* **Task objective**: Leave out the pictures and restate the rest of the data exactly.
═══ Dataset records ═══
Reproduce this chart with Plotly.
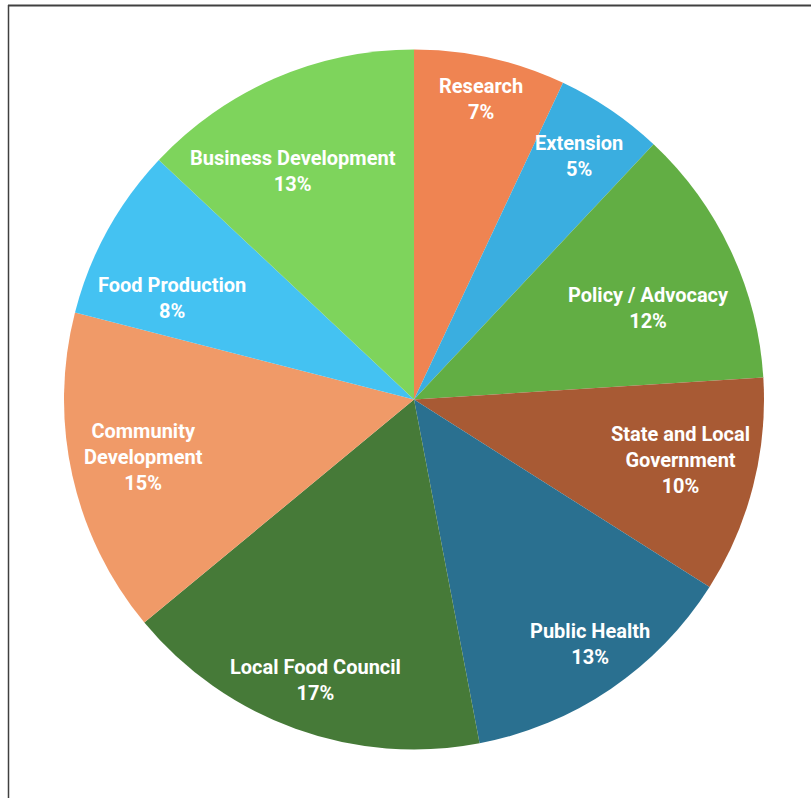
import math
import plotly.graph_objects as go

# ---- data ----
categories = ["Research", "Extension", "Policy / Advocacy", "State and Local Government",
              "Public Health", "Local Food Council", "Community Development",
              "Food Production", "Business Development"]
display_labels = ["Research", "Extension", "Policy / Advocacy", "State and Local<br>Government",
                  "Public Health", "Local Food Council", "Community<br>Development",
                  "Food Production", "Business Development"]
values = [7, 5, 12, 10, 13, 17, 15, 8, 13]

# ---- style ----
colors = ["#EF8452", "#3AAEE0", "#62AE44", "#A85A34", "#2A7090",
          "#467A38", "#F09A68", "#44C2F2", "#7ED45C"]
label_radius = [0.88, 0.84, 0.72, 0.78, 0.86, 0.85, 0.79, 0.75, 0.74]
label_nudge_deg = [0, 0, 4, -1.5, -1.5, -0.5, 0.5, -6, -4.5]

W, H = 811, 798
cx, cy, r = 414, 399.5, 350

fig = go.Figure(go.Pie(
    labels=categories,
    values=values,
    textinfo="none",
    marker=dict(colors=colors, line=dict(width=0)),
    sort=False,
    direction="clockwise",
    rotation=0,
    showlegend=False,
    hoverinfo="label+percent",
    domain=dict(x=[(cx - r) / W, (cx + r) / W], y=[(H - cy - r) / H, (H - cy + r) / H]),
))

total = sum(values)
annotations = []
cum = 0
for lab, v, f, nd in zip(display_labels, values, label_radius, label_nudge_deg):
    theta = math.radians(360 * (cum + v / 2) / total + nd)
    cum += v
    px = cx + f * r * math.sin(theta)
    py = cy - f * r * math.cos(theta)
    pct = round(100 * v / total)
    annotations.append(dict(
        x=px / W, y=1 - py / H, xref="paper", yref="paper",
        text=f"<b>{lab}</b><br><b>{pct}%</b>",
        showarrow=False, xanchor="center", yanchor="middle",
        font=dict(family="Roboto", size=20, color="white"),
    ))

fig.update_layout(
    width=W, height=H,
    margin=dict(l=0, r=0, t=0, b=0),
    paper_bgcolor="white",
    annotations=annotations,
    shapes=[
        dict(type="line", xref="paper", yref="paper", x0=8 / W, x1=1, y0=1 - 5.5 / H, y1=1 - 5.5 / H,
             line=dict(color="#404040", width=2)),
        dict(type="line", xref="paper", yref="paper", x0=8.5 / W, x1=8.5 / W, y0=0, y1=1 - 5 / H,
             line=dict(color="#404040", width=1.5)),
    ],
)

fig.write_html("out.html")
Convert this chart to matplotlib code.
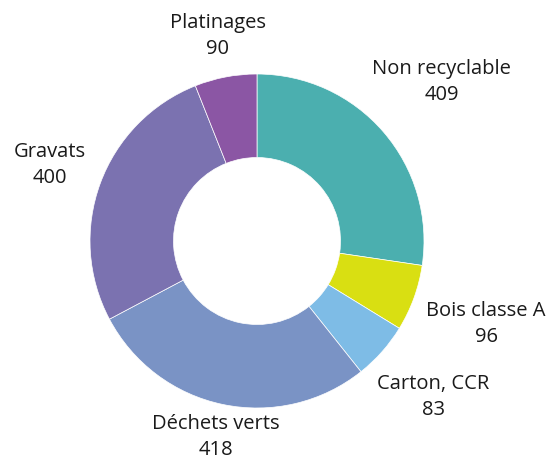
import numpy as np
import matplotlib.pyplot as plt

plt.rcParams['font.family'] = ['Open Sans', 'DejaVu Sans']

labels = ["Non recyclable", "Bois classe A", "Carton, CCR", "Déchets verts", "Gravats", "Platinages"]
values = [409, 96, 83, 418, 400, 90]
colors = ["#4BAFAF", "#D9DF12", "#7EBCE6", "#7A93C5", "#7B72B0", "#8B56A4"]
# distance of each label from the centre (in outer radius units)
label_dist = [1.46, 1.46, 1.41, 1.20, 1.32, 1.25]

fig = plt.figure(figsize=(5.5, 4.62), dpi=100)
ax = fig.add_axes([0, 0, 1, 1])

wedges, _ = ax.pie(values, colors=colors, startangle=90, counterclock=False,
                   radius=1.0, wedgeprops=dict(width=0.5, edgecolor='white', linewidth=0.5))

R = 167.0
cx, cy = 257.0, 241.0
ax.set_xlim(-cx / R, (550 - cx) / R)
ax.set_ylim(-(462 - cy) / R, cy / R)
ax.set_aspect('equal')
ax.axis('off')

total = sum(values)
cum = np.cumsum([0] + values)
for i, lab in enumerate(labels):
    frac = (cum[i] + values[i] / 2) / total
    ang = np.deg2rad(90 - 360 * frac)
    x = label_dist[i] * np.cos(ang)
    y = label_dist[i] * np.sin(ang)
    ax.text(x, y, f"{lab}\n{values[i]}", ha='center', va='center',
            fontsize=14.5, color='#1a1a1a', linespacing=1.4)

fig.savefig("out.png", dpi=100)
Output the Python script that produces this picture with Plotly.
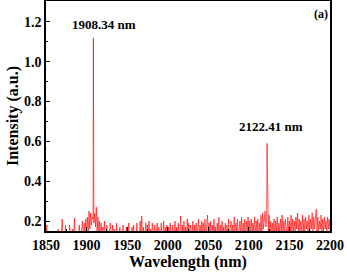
═══
* **Task response**:
Reproduce this chart with Plotly.
import math
import plotly.graph_objects as go

# ---- data ----
categories = ["Research", "Extension", "Policy / Advocacy", "State and Local Government",
              "Public Health", "Local Food Council", "Community Development",
              "Food Production", "Business Development"]
display_labels = ["Research", "Extension", "Policy / Advocacy", "State and Local<br>Government",
                  "Public Health", "Local Food Council", "Community<br>Development",
                  "Food Production", "Business Development"]
values = [7, 5, 12, 10, 13, 17, 15, 8, 13]

# ---- style ----
colors = ["#EF8452", "#3AAEE0", "#62AE44", "#A85A34", "#2A7090",
          "#467A38", "#F09A68", "#44C2F2", "#7ED45C"]
label_radius = [0.88, 0.84, 0.72, 0.78, 0.86, 0.85, 0.79, 0.75, 0.74]
label_nudge_deg = [0, 0, 4, -1.5, -1.5, -0.5, 0.5, -6, -4.5]

W, H = 811, 798
cx, cy, r = 414, 399.5, 350

fig = go.Figure(go.Pie(
    labels=categories,
    values=values,
    textinfo="none",
    marker=dict(colors=colors, line=dict(width=0)),
    sort=False,
    direction="clockwise",
    rotation=0,
    showlegend=False,
    hoverinfo="label+percent",
    domain=dict(x=[(cx - r) / W, (cx + r) / W], y=[(H - cy - r) / H, (H - cy + r) / H]),
))

total = sum(values)
annotations = []
cum = 0
for lab, v, f, nd in zip(display_labels, values, label_radius, label_nudge_deg):
    theta = math.radians(360 * (cum + v / 2) / total + nd)
    cum += v
    px = cx + f * r * math.sin(theta)
    py = cy - f * r * math.cos(theta)
    pct = round(100 * v / total)
    annotations.append(dict(
        x=px / W, y=1 - py / H, xref="paper", yref="paper",
        text=f"<b>{lab}</b><br><b>{pct}%</b>",
        showarrow=False, xanchor="center", yanchor="middle",
        font=dict(family="Roboto", size=20, color="white"),
    ))

fig.update_layout(
    width=W, height=H,
    margin=dict(l=0, r=0, t=0, b=0),
    paper_bgcolor="white",
    annotations=annotations,
    shapes=[
        dict(type="line", xref="paper", yref="paper", x0=8 / W, x1=1, y0=1 - 5.5 / H, y1=1 - 5.5 / H,
             line=dict(color="#404040", width=2)),
        dict(type="line", xref="paper", yref="paper", x0=8.5 / W, x1=8.5 / W, y0=0, y1=1 - 5 / H,
             line=dict(color="#404040", width=1.5)),
    ],
)

fig.write_html("out.html")
Convert this chart to matplotlib code.
import numpy as np
import matplotlib.pyplot as plt

plt.rcParams['font.family'] = ['Open Sans', 'DejaVu Sans']

labels = ["Non recyclable", "Bois classe A", "Carton, CCR", "Déchets verts", "Gravats", "Platinages"]
values = [409, 96, 83, 418, 400, 90]
colors = ["#4BAFAF", "#D9DF12", "#7EBCE6", "#7A93C5", "#7B72B0", "#8B56A4"]
# distance of each label from the centre (in outer radius units)
label_dist = [1.46, 1.46, 1.41, 1.20, 1.32, 1.25]

fig = plt.figure(figsize=(5.5, 4.62), dpi=100)
ax = fig.add_axes([0, 0, 1, 1])

wedges, _ = ax.pie(values, colors=colors, startangle=90, counterclock=False,
                   radius=1.0, wedgeprops=dict(width=0.5, edgecolor='white', linewidth=0.5))

R = 167.0
cx, cy = 257.0, 241.0
ax.set_xlim(-cx / R, (550 - cx) / R)
ax.set_ylim(-(462 - cy) / R, cy / R)
ax.set_aspect('equal')
ax.axis('off')

total = sum(values)
cum = np.cumsum([0] + values)
for i, lab in enumerate(labels):
    frac = (cum[i] + values[i] / 2) / total
    ang = np.deg2rad(90 - 360 * frac)
    x = label_dist[i] * np.cos(ang)
    y = label_dist[i] * np.sin(ang)
    ax.text(x, y, f"{lab}\n{values[i]}", ha='center', va='center',
            fontsize=14.5, color='#1a1a1a', linespacing=1.4)

fig.savefig("out.png", dpi=100)
Output the Python script that produces this picture with Plotly.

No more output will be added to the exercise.